On the first cut, “Bruja Canibal” (“Cannibal Witch”), Hernández sings in Spanish, “Show me where the world breathes from/I need its air to kiss you.” Ever the romantic, he writes of love as though it could cure the world’s ills. He also writes with a poison pen. In the final track, “Está Muy Claro” (“It’s All So Clear”), he writes of his disillusionment with the Mexican political system in much the way Steve Earle writes of his anger toward the Bush administration. “In my country, the system has lost itself,” sings Hernández. “Lost its belief, its autonomy; lost its peace/lost its history, its present; lost you.”
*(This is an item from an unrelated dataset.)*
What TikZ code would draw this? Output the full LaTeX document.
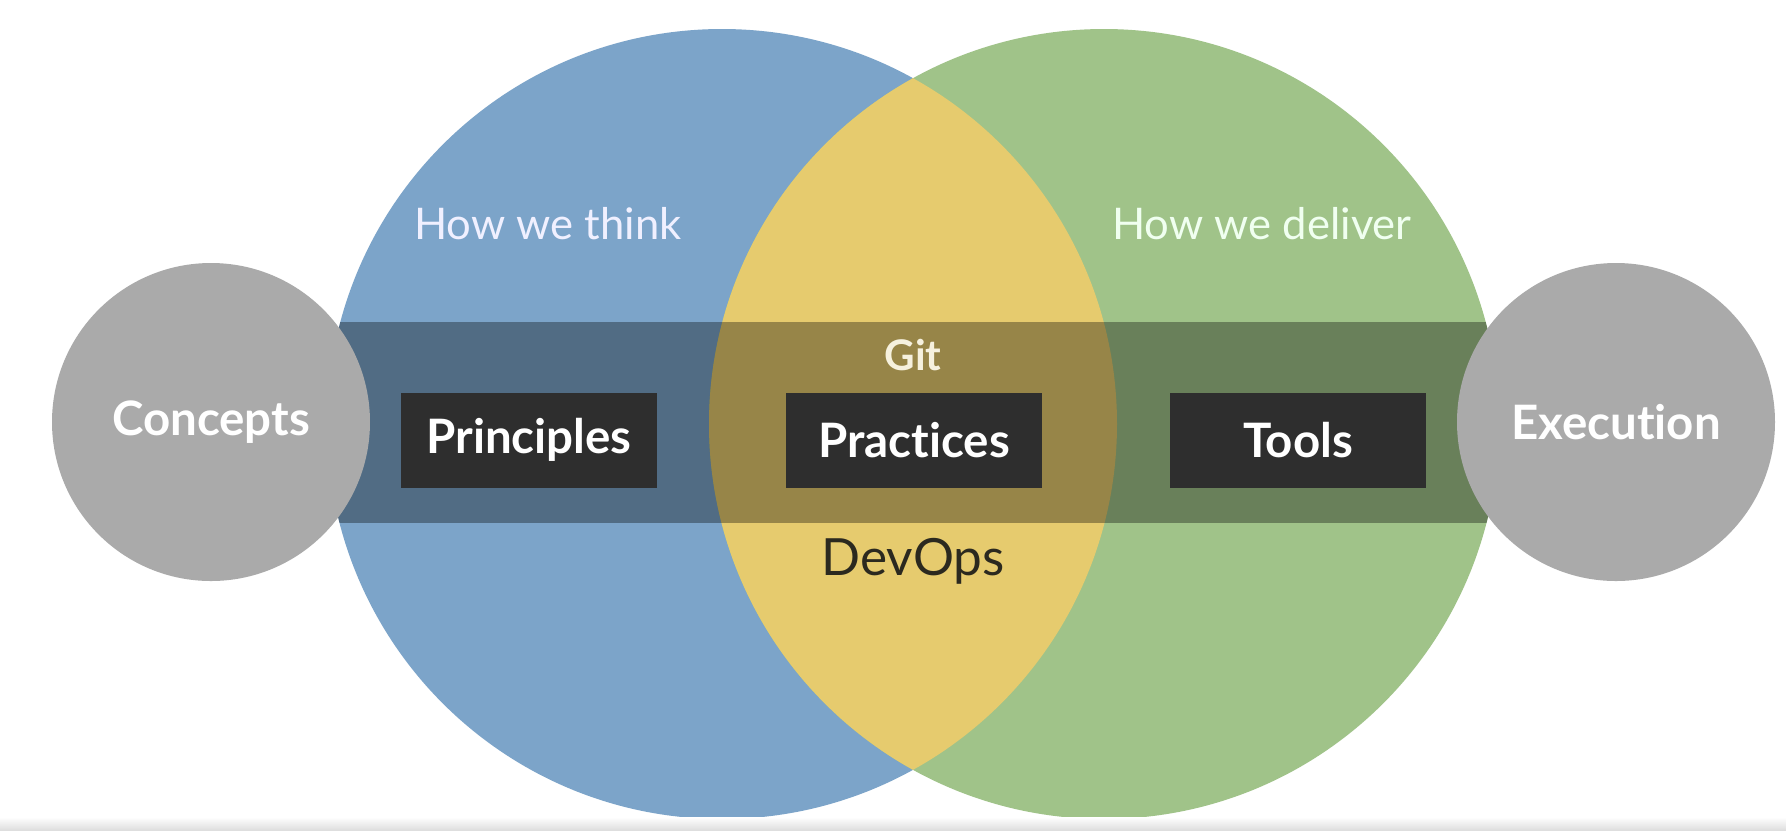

As the leading exponent of rock en Español, Hernández has plenty to say of the music’s future. “It’s a huge movement in Mexico. Right now, the surf sound is huge. There are all kinds of these underground movements. There was 100,000 people at one show on the Zocalo [Mexico City’s main square].” But like U.S. cities ruled by corporate radio, there are few outlets in Mexico where people can hear good, important music. In an earlier interview, Hernández complained, “Mexico City has 23 million people but no places to make concerts, no place to play.”

His anger over the dearth of good music venues fuels his anger over Mexico’s more important political issues. Discussing the city of Chiapas and the Zapatistas in southern Mexico, he patiently explains, “The most important thing is to recover human rights ... to assist people fighting for their rights, such as their right to vote.”

And so defines Jaguares: politics, music and magic, direct from the Mexican underground, with little help from mainstream radio.